#### Information shown:
---+---

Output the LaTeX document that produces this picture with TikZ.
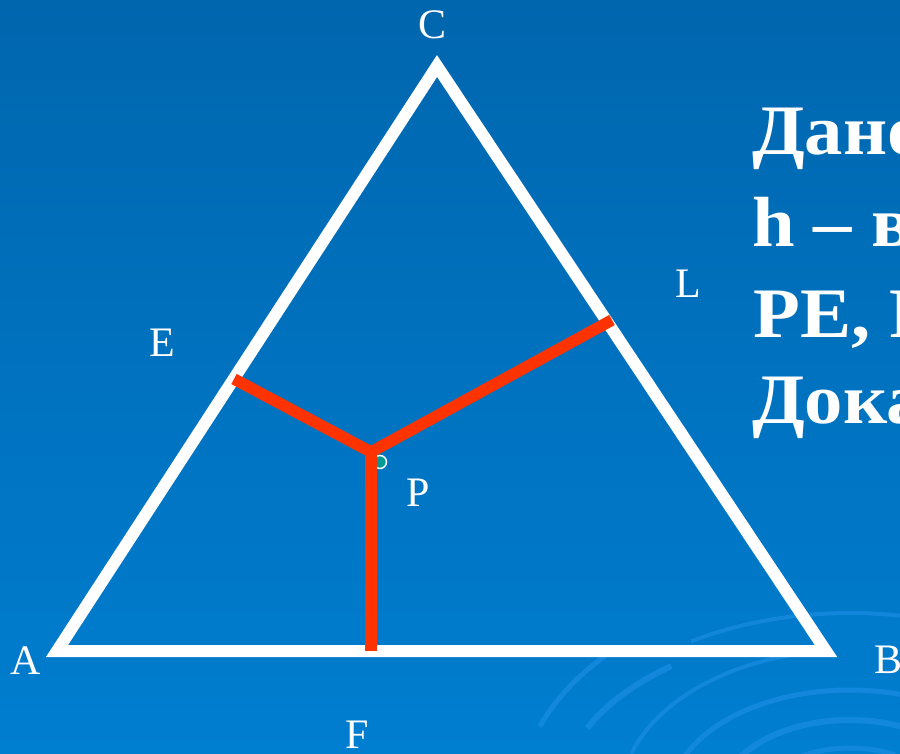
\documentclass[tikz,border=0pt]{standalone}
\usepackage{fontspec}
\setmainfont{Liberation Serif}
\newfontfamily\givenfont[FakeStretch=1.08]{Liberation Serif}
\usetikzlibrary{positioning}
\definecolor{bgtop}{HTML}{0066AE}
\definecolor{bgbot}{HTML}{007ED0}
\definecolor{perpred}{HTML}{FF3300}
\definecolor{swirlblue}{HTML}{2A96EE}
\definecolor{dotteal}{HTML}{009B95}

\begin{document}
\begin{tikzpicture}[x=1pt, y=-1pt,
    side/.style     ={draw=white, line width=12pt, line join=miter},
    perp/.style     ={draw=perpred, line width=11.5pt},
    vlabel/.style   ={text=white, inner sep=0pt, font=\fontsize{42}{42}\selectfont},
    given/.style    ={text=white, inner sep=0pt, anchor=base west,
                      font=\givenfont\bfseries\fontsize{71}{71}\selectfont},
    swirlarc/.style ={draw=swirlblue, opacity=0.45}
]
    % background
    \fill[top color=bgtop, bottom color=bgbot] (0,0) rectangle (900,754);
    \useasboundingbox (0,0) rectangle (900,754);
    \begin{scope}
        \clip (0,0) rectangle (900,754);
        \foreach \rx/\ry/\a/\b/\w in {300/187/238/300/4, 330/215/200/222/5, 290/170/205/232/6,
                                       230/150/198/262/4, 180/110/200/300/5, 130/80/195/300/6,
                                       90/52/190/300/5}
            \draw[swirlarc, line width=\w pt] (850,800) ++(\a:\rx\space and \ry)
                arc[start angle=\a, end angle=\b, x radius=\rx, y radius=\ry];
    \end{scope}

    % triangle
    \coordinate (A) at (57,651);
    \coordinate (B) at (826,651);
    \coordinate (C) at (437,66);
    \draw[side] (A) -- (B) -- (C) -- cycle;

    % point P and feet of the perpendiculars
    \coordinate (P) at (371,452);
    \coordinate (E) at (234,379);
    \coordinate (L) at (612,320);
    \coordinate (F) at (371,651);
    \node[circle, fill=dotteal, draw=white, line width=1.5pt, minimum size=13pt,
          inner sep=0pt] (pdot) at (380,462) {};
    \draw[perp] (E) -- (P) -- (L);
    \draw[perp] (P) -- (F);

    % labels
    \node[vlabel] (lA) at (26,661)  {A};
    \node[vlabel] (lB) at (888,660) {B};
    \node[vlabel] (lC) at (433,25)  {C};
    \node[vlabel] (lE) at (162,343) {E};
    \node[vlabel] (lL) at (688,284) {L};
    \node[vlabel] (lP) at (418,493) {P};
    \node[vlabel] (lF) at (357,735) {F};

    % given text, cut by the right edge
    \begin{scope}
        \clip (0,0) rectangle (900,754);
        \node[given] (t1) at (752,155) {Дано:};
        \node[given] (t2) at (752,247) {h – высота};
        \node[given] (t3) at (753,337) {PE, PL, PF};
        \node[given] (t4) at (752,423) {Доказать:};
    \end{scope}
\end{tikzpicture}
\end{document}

---+---

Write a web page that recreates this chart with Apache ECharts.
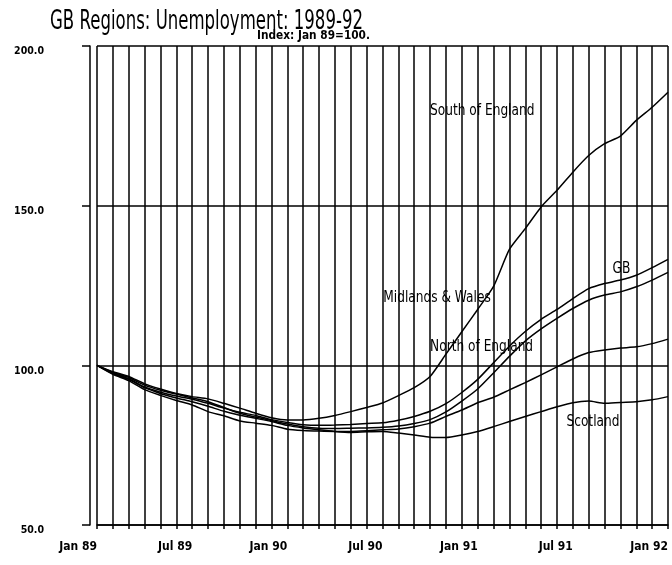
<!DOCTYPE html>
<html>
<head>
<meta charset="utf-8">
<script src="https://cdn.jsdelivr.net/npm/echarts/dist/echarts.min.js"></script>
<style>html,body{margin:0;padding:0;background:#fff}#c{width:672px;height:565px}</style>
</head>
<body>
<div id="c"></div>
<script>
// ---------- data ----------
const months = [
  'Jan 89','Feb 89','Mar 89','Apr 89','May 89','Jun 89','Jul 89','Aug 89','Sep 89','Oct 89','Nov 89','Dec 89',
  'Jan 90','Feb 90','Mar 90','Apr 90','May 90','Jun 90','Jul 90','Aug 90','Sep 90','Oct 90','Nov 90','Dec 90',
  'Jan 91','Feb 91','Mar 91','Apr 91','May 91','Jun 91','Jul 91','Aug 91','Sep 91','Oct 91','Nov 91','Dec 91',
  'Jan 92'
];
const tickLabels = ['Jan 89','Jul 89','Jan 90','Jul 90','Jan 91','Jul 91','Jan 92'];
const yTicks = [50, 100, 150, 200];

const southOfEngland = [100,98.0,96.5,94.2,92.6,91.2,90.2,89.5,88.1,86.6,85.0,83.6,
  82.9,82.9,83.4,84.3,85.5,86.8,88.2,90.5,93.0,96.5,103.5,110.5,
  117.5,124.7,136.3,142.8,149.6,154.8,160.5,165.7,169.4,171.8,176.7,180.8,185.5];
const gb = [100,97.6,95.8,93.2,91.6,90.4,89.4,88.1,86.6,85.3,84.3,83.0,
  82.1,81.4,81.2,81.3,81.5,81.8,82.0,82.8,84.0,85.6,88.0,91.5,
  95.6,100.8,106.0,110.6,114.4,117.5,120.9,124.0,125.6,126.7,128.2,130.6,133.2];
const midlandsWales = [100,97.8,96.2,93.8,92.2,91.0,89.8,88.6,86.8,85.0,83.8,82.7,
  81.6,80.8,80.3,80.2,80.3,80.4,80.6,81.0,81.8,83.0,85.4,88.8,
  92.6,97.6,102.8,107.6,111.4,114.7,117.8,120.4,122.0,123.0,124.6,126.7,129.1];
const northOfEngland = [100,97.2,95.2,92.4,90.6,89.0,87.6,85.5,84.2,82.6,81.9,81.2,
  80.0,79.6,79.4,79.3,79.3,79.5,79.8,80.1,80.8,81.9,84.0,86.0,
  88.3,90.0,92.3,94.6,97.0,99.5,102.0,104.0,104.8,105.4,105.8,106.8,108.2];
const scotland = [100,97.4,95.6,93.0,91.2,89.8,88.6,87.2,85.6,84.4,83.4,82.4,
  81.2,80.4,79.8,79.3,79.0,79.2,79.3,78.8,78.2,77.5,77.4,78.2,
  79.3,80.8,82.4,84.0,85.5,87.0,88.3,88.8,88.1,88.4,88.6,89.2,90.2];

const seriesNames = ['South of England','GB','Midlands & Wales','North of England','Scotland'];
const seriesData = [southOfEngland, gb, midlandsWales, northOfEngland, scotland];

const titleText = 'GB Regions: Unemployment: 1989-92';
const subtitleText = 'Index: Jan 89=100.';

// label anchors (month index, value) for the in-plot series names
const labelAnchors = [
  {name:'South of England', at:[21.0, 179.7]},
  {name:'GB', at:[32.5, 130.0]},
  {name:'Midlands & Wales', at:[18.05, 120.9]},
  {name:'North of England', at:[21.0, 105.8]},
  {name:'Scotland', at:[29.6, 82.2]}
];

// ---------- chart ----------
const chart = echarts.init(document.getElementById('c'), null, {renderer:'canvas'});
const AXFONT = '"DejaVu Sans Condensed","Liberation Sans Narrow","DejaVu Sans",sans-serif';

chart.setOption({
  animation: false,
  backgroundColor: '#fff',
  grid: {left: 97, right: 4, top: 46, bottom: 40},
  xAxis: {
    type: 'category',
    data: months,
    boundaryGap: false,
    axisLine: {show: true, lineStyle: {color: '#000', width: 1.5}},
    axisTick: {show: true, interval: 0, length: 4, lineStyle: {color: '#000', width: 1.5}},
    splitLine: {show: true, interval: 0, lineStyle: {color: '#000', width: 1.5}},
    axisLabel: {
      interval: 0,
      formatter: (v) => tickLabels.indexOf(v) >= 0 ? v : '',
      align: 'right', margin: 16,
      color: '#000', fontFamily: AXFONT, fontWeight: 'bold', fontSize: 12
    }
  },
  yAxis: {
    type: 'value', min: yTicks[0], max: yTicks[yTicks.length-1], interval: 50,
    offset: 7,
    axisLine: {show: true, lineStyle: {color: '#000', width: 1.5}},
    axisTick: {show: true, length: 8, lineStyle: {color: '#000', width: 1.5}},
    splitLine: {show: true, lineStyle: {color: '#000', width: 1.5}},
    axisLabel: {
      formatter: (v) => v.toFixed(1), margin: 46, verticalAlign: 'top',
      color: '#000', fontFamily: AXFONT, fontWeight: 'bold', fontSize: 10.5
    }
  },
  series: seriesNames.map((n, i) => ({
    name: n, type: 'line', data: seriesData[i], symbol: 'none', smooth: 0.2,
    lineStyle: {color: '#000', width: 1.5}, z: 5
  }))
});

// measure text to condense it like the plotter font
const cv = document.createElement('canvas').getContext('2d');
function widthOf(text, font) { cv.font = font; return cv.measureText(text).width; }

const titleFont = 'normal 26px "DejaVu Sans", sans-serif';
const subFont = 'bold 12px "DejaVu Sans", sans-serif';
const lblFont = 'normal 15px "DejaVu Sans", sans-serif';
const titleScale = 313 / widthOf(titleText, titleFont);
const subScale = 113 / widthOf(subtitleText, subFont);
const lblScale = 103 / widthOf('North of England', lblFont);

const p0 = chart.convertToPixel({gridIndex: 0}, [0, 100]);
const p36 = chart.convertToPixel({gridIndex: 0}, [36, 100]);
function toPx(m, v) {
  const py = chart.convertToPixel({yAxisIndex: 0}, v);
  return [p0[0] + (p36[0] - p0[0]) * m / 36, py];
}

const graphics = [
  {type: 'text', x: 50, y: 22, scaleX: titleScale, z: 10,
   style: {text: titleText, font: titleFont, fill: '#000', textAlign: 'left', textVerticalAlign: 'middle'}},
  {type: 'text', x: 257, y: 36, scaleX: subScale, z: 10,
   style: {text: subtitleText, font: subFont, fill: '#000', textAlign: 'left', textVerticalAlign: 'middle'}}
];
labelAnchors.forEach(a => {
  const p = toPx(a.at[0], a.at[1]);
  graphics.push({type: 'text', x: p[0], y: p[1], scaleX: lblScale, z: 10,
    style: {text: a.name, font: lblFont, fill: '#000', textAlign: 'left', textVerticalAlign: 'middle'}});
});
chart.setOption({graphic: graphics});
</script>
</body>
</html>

---+---

Copy the lines above exactly, starting with the line that contains "Output the LaTeX" and ending with the line that contains "(C) -- cycle;", and leave out any pictures.

Output the LaTeX document that produces this picture with TikZ.
\documentclass[tikz,border=0pt]{standalone}
\usepackage{fontspec}
\setmainfont{Liberation Serif}
\newfontfamily\givenfont[FakeStretch=1.08]{Liberation Serif}
\usetikzlibrary{positioning}
\definecolor{bgtop}{HTML}{0066AE}
\definecolor{bgbot}{HTML}{007ED0}
\definecolor{perpred}{HTML}{FF3300}
\definecolor{swirlblue}{HTML}{2A96EE}
\definecolor{dotteal}{HTML}{009B95}

\begin{document}
\begin{tikzpicture}[x=1pt, y=-1pt,
    side/.style     ={draw=white, line width=12pt, line join=miter},
    perp/.style     ={draw=perpred, line width=11.5pt},
    vlabel/.style   ={text=white, inner sep=0pt, font=\fontsize{42}{42}\selectfont},
    given/.style    ={text=white, inner sep=0pt, anchor=base west,
                      font=\givenfont\bfseries\fontsize{71}{71}\selectfont},
    swirlarc/.style ={draw=swirlblue, opacity=0.45}
]
    % background
    \fill[top color=bgtop, bottom color=bgbot] (0,0) rectangle (900,754);
    \useasboundingbox (0,0) rectangle (900,754);
    \begin{scope}
        \clip (0,0) rectangle (900,754);
        \foreach \rx/\ry/\a/\b/\w in {300/187/238/300/4, 330/215/200/222/5, 290/170/205/232/6,
                                       230/150/198/262/4, 180/110/200/300/5, 130/80/195/300/6,
                                       90/52/190/300/5}
            \draw[swirlarc, line width=\w pt] (850,800) ++(\a:\rx\space and \ry)
                arc[start angle=\a, end angle=\b, x radius=\rx, y radius=\ry];
    \end{scope}

    % triangle
    \coordinate (A) at (57,651);
    \coordinate (B) at (826,651);
    \coordinate (C) at (437,66);
    \draw[side] (A) -- (B) -- (C) -- cycle;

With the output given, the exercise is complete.